The beats were a manifestation of this undercurrent (and over time, a primary focus for those energies), but they were not the only one. Before Jack Kerouac embraced “spontaneous prose”, there were other artists pursuing self-expression by abandoning control, notably the improvisational elements in jazz music, and the action paintings of Jackson Pollack and the other abstract expressionists.

Also, there were other artists in the post-war period who embraced a similar disdain for refined control, often with the opposite intent of suppressing the ego, and avoiding self-expression; notably, the works of the composer/writer John Cage and the paintings and “assemblages” of Robert Rauschenberg.

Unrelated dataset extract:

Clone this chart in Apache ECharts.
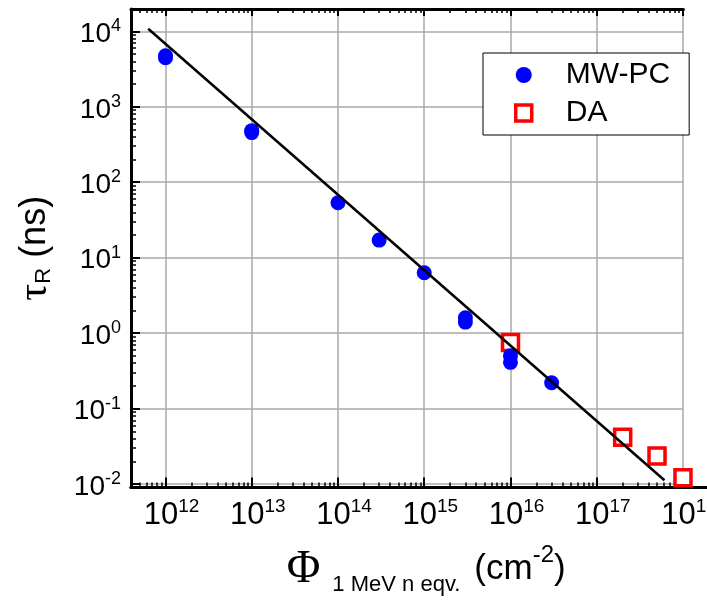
<!DOCTYPE html>
<html><head><meta charset="utf-8">
<script src="https://cdn.jsdelivr.net/npm/echarts@6/dist/echarts.min.js"></script>
<style>html,body{margin:0;padding:0;background:#fff}#c{width:707px;height:600px}</style>
</head><body><div id="c"></div>
<script>
// ---- data ----
const mwpcFluence = [1e12, 1e12, 1e13, 1e13, 1e14, 3e14, 1e15, 3e15, 3e15, 1e16, 1e16, 3e16];
const mwpcTau     = [4460, 4740, 455, 483, 53.5, 17.1, 6.3, 1.6, 1.4, 0.5, 0.41, 0.22];
const daFluence   = [1e16, 2e17, 5e17, 1e18];
const daTau       = [0.75, 0.0416, 0.0235, 0.0121];
const fitFluence  = [6.3e11, 6.1e17];
const fitTau      = [10800, 0.0112];
const xDecades    = [12, 13, 14, 15, 16, 17, 18];
const yDecades    = [-2, -1, 0, 1, 2, 3, 4];

// ---- axes helpers ----
const xMin = Math.pow(10, 11.6), xMax = Math.pow(10, 18.005);
const yMin = Math.pow(10, -2.046), yMax = Math.pow(10, 4.296);
const xMajor = xDecades.map(e => Math.pow(10, e));
const yMajor = yDecades.map(e => Math.pow(10, e));
function minorTicks(lo, hi) {
  const out = [];
  for (let e = Math.floor(Math.log10(lo)); e <= Math.ceil(Math.log10(hi)); e++) {
    for (let m = 2; m <= 9; m++) {
      const v = m * Math.pow(10, e);
      if (v > lo && v < hi) out.push(v);
    }
  }
  return out;
}
const xMinor = minorTicks(xMin, xMax);
const yMinor = minorTicks(yMin, yMax);
const FONT = 'Liberation Sans, Arial, sans-serif';
const SERIF = 'Liberation Serif, Times New Roman, serif';
function powLabel(v) {
  const e = Math.round(Math.log10(v));
  return '{b|10}{s|' + e + '}';
}
const black = '#000';
const gridColor = '#a8a8a8';

function tickAxis(kind, pos, values, len, width, showLine) {
  return {
    type: 'log', position: pos, gridIndex: 0,
    min: kind === 'x' ? xMin : yMin, max: kind === 'x' ? xMax : yMax,
    axisLine: {show: showLine, onZero: false, lineStyle: {color: black, width: 3}},
    axisTick: {show: true, inside: true, length: len, customValues: values, lineStyle: {color: black, width: width}},
    axisLabel: {show: false},
    splitLine: {show: false},
    minorTick: {show: false}
  };
}

const xMain = tickAxis('x', 'bottom', xMajor, 10, 2, true);
xMain.axisLabel = {
  show: true, customValues: xMajor, formatter: powLabel, margin: 10,
  showMinLabel: true, showMaxLabel: true, hideOverlap: false,
  padding: [0, 0, 0, 12], color: black, fontFamily: FONT,
  rich: {
    b: {fontSize: 31, lineHeight: 36, fontFamily: FONT, color: black},
    s: {fontSize: 19, lineHeight: 20, verticalAlign: 'top', fontFamily: FONT, color: black}
  }
};
xMain.splitLine = {show: true, lineStyle: {color: gridColor, width: 1.5}};
xMain.name = '{phi|\u03A6}{sub|1 MeV n eqv.}{p|(cm}{sup|-2}{p|)}';
xMain.nameLocation = 'middle';
xMain.nameGap = 56;
xMain.nameTextStyle = {
  padding: [0, 0, 0, 38], fontFamily: FONT, color: black,
  rich: {
    phi: {fontSize: 46, lineHeight: 52, fontFamily: SERIF, color: black},
    sub: {fontSize: 22, lineHeight: 8, verticalAlign: 'bottom', fontFamily: FONT, color: black, padding: [0, 14, 0, 12]},
    p: {fontSize: 35, lineHeight: 52, fontFamily: FONT, color: black},
    sup: {fontSize: 24, lineHeight: 26, verticalAlign: 'top', fontFamily: FONT, color: black}
  }
};

const yMain = tickAxis('y', 'left', yMajor, 9, 2, true);
yMain.axisLabel = {
  show: true, customValues: yMajor, formatter: powLabel, margin: 10,
  showMinLabel: true, showMaxLabel: true, hideOverlap: false,
  padding: [6, 0, 0, 0], color: black, fontFamily: FONT,
  rich: {
    b: {fontSize: 28, lineHeight: 34, fontFamily: FONT, color: black},
    s: {fontSize: 18, lineHeight: 18, verticalAlign: 'top', fontFamily: FONT, color: black}
  }
};
yMain.splitLine = {show: true, lineStyle: {color: gridColor, width: 1.5}};
yMain.name = '{t|\u03C4}{r|R}{p| (ns)}';
yMain.nameLocation = 'middle';
yMain.nameGap = 76;
yMain.nameTextStyle = {
  fontFamily: FONT, color: black,
  rich: {
    t: {fontSize: 42, lineHeight: 40, fontFamily: SERIF, color: black},
    r: {fontSize: 22, lineHeight: 14, verticalAlign: 'bottom', fontFamily: FONT, color: black},
    p: {fontSize: 36, lineHeight: 40, fontFamily: FONT, color: black}
  }
};

const option = {
  backgroundColor: '#fff',
  animation: false,
  grid: [
    {left: 131, right: 23.6, top: 9, bottom: 112.5, containLabel: false, outerBoundsMode: 'none'},
    {left: 131, right: 0, top: 9, bottom: 112.5, containLabel: false, outerBoundsMode: 'none'}
  ],
  xAxis: [
    xMain,
    tickAxis('x', 'bottom', xMinor, 5, 1.5, false),
    tickAxis('x', 'top', xMajor, 7, 2, true),
    tickAxis('x', 'top', xMinor, 4, 1.5, false),
    {
      gridIndex: 1, type: 'value', position: 'bottom', min: 0, max: 1, z: 1,
      axisLine: {show: true, onZero: false, lineStyle: {color: black, width: 3}},
      axisTick: {show: false}, axisLabel: {show: false}, splitLine: {show: false}
    }
  ],
  yAxis: [
    yMain,
    tickAxis('y', 'left', yMinor, 5, 1.5, false),
    {gridIndex: 1, type: 'value', show: false, min: 0, max: 1}
  ],
  legend: {
    data: [
      {name: 'MW-PC', itemStyle: {color: '#0000ff', opacity: 1}},
      {name: 'DA', itemStyle: {borderWidth: 3.5, borderColor: '#ff0000', color: '#fff', opacity: 1}}
    ],
    orient: 'vertical', left: 483, top: 53,
    itemWidth: 16, itemHeight: 16, itemGap: 8,
    padding: [7, 19, 7, 31],
    borderColor: black, borderWidth: 1, backgroundColor: '#fff',
    formatter: n => '{g|}' + n,
    textStyle: {fontSize: 30, lineHeight: 30, color: black, fontFamily: FONT,
      rich: {g: {width: 29}}}
  },
  series: [
    {
      name: 'DA', type: 'scatter', z: 2, clip: false,
      symbol: 'rect', symbolSize: 16,
      itemStyle: {color: '#fff', borderColor: '#ff0000', borderWidth: 3.5, opacity: 1},
      data: daFluence.map((x, i) => [x, daTau[i]])
    },
    {
      name: 'MW-PC', type: 'scatter', z: 3, clip: false,
      symbol: 'circle', symbolSize: 15,
      itemStyle: {color: '#0000ff', opacity: 1},
      data: mwpcFluence.map((x, i) => [x, mwpcTau[i]])
    },
    {
      name: 'fit', type: 'line', z: 4, silent: true,
      showSymbol: false, symbol: 'none',
      lineStyle: {color: black, width: 2.5},
      data: fitFluence.map((x, i) => [x, fitTau[i]])
    }
  ]
};
const chart = echarts.init(document.getElementById('c'), null, {renderer: 'canvas'});
chart.setOption(option);
</script>
</body></html>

The “cut-up” technique that Brion Gysin developed and that William Burroughs adopted after publishing Naked Lunch bears a strong resemblence to Cage’s “chance operations” approach.

The beats were certainly not “the only game in town”, as far as experimental writing is concerned. Various other movements/scenes can be identified that were happening roughly concurrently:

  • the Angries a group of post-war British writers with which the Beats are sometimes compared
  • The Black Mountain poets (which John Cage was also associated with)
  • The San Francisco Renaissance can be regarded as a separate movement of it’s own, with origins preceeding the beats.

Principal writings of the Beat Generation

  • On the Road by Jack Kerouac (1957)
  • Junky by William S. Burroughs(1953)
  • Howl and other Poems by Allen Ginsberg (1956)
  • Naked Lunch by William S. Burroughs (1959)
  • The First Third by Neal Cassady (1970)
  • Minor Characters by Joyce Johnson (1983)

Some proto-beat writings

  • The Town and the City* by Jack Kerouac (1950)
  • Go by John Clellon Holmes (1952)
  • Who Walk in Darkness by Chandler Brossard (1952)
  • Flee the Angry Strangers by George Mandel (1952)
Kerouac’s first novel, The Town and the City, like all of his major works, is essentially an autobiographical novel about the beat circle, but it is not usually considered a “beat novel” because he had not yet developed his own style (he was consciously imitating Thomas Wolfe). A similar argument is usually made about Holmes’s Go.